=== What is asked ===
Reproduce each line of the material exactly, minus any picture.

▼

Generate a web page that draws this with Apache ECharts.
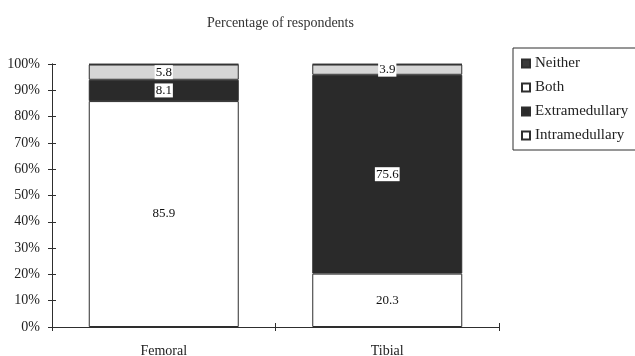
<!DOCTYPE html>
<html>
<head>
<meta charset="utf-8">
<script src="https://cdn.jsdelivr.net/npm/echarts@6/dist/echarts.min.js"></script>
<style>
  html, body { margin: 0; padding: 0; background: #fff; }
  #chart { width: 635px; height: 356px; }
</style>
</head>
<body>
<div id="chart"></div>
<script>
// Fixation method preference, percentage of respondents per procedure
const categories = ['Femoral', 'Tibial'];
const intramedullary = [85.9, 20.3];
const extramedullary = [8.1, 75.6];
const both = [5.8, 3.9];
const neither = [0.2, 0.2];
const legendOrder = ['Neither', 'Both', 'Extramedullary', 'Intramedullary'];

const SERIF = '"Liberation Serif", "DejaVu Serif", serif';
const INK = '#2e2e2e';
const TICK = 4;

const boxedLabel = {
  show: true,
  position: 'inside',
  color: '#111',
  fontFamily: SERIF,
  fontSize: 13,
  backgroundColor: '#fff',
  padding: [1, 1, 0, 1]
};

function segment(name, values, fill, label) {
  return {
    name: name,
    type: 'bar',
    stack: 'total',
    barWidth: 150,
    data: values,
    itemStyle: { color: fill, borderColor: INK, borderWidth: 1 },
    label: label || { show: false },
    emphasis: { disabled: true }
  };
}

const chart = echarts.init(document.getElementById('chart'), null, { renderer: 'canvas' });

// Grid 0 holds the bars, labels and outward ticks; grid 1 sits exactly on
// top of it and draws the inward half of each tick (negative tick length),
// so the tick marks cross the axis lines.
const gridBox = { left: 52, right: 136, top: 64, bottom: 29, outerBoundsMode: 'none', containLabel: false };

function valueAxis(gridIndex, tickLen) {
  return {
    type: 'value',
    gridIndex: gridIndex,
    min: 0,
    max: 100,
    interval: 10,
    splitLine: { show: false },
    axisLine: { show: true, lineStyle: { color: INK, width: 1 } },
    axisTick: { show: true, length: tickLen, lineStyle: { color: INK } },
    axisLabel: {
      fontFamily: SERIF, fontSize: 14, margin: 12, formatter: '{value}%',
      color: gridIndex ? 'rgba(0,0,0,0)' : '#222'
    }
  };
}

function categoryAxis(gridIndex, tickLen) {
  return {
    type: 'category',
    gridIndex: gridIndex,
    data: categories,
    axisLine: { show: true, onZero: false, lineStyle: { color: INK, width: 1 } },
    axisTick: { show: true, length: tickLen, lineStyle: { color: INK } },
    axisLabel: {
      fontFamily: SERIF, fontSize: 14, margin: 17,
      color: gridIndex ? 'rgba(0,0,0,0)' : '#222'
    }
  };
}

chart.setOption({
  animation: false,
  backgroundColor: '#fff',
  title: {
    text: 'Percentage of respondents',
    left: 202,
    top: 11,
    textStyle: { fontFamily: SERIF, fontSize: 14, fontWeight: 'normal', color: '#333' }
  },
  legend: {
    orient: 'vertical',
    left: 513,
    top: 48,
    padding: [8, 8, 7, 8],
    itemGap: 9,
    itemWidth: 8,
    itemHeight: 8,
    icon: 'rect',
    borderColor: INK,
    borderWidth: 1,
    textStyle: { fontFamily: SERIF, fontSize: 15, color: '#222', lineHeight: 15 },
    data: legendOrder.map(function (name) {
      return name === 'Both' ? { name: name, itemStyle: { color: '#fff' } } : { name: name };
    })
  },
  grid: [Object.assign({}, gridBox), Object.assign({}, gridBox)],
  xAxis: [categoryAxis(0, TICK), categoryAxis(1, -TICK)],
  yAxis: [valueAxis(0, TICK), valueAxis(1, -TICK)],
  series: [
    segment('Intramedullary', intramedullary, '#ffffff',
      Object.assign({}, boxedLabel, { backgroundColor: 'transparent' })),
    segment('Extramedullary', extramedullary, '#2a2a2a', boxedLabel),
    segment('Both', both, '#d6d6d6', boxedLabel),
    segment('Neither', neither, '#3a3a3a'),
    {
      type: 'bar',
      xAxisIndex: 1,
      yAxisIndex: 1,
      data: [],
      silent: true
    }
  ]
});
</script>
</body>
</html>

▲

=== Reply ===
Generate a web page that draws this with Apache ECharts.
<!DOCTYPE html>
<html>
<head>
<meta charset="utf-8">
<script src="https://cdn.jsdelivr.net/npm/echarts@6/dist/echarts.min.js"></script>
<style>
  html, body { margin: 0; padding: 0; background: #fff; }
  #chart { width: 635px; height: 356px; }
</style>
</head>
<body>
<div id="chart"></div>
<script>
// Fixation method preference, percentage of respondents per procedure
const categories = ['Femoral', 'Tibial'];
const intramedullary = [85.9, 20.3];
const extramedullary = [8.1, 75.6];
const both = [5.8, 3.9];
const neither = [0.2, 0.2];
const legendOrder = ['Neither', 'Both', 'Extramedullary', 'Intramedullary'];

const SERIF = '"Liberation Serif", "DejaVu Serif", serif';
const INK = '#2e2e2e';
const TICK = 4;

const boxedLabel = {
  show: true,
  position: 'inside',
  color: '#111',
  fontFamily: SERIF,
  fontSize: 13,
  backgroundColor: '#fff',
  padding: [1, 1, 0, 1]
};

function segment(name, values, fill, label) {
  return {
    name: name,
    type: 'bar',
    stack: 'total',
    barWidth: 150,
    data: values,
    itemStyle: { color: fill, borderColor: INK, borderWidth: 1 },
    label: label || { show: false },
    emphasis: { disabled: true }
  };
}

const chart = echarts.init(document.getElementById('chart'), null, { renderer: 'canvas' });

// Grid 0 holds the bars, labels and outward ticks; grid 1 sits exactly on
// top of it and draws the inward half of each tick (negative tick length),
// so the tick marks cross the axis lines.
const gridBox = { left: 52, right: 136, top: 64, bottom: 29, outerBoundsMode: 'none', containLabel: false };

function valueAxis(gridIndex, tickLen) {
  return {
    type: 'value',
    gridIndex: gridIndex,
    min: 0,
    max: 100,
    interval: 10,
    splitLine: { show: false },
    axisLine: { show: true, lineStyle: { color: INK, width: 1 } },
    axisTick: { show: true, length: tickLen, lineStyle: { color: INK } },
    axisLabel: {
      fontFamily: SERIF, fontSize: 14, margin: 12, formatter: '{value}%',
      color: gridIndex ? 'rgba(0,0,0,0)' : '#222'
    }
  };
}

function categoryAxis(gridIndex, tickLen) {
  return {
    type: 'category',
    gridIndex: gridIndex,
    data: categories,
    axisLine: { show: true, onZero: false, lineStyle: { color: INK, width: 1 } },
    axisTick: { show: true, length: tickLen, lineStyle: { color: INK } },
    axisLabel: {
      fontFamily: SERIF, fontSize: 14, margin: 17,
      color: gridIndex ? 'rgba(0,0,0,0)' : '#222'
    }
  };
}

chart.setOption({
  animation: false,
  backgroundColor: '#fff',
  title: {
    text: 'Percentage of respondents',
    left: 202,
    top: 11,
    textStyle: { fontFamily: SERIF, fontSize: 14, fontWeight: 'normal', color: '#333' }
  },
  legend: {
    orient: 'vertical',
    left: 513,
    top: 48,
    padding: [8, 8, 7, 8],
    itemGap: 9,
    itemWidth: 8,
    itemHeight: 8,
    icon: 'rect',
    borderColor: INK,
    borderWidth: 1,
    textStyle: { fontFamily: SERIF, fontSize: 15, color: '#222', lineHeight: 15 },
    data: legendOrder.map(function (name) {
      return name === 'Both' ? { name: name, itemStyle: { color: '#fff' } } : { name: name };
    })
  },
  grid: [Object.assign({}, gridBox), Object.assign({}, gridBox)],
  xAxis: [categoryAxis(0, TICK), categoryAxis(1, -TICK)],
  yAxis: [valueAxis(0, TICK), valueAxis(1, -TICK)],
  series: [
    segment('Intramedullary', intramedullary, '#ffffff',
      Object.assign({}, boxedLabel, { backgroundColor: 'transparent' })),
    segment('Extramedullary', extramedullary, '#2a2a2a', boxedLabel),
    segment('Both', both, '#d6d6d6', boxedLabel),
    segment('Neither', neither, '#3a3a3a'),
    {
      type: 'bar',
      xAxisIndex: 1,
      yAxisIndex: 1,
      data: [],
      silent: true
    }
  ]
});
</script>
</body>
</html>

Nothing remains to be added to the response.